User: "It says my password is incorrect, but I'm sure it's right"

userinput: It says my password is incorrect, but I'm sure it's right
selected_agent: agent-name-c
confidence: 0.9

Skip any preamble and provide only the response in the specified format.

Seems like a fairly standard prompt:

  • the task is well defined (except for the "unkwnown" typo)
  • they've delimited the inputs well (with xml tags, which works particularly well with the Anthropic models - and Claude Sonnet is the default)
  • they provide few-shot examples. Though they don't provide agent descriptions in the examples so it's not clear how much extra information is available to the model.
  • They also provide a tool definition to the model to obtain structured output.
    {
      name: 'analyzePrompt',
      description: 'Analyze the user input and provide structured output',
      input_schema: {
        type: 'object',
        properties: {
          userinput: {
            type: 'string',
            description: 'The original user input',
          },
          selected_agent: {
            type: 'string',
            description: 'The name of the selected agent',
          },
          confidence: {
            type: 'number',
            description: 'Confidence level between 0 and 1',
          },
        },
        required: ['userinput', 'selected_agent', 'confidence'],
      },
    },

Review and Conclusion

The Multi-Agent Orchestrator boils down to a single prompt and quite a restrictive model of multi-agent interaction. This seems likely to only work with small numbers of agents with completely distinct responsibilities such that no coordination between agents is required.
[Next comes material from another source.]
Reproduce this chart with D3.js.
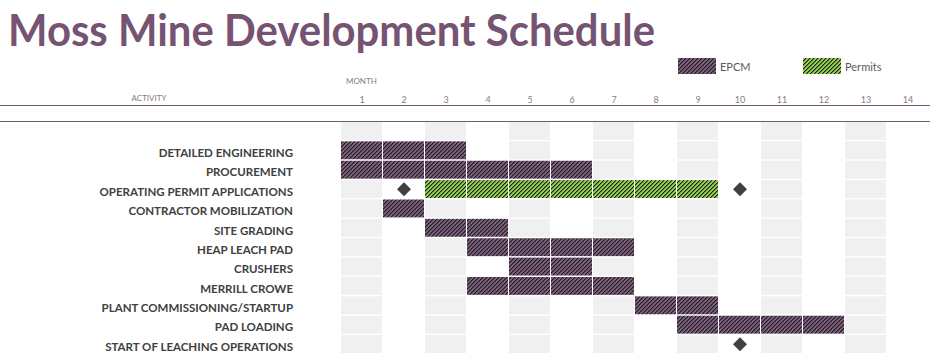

A similar pattern is the "Supervisor" pattern. However in this case the supervisor is much more than just a classifier. It is often implemented agentically and is responsible for co-ordinating the sub-agents to provide the information required for the supervisor to then respond to the user. This pattern seems much more flexible for most use-cases and can be engineered to be little more than a router if that is all the situation requires.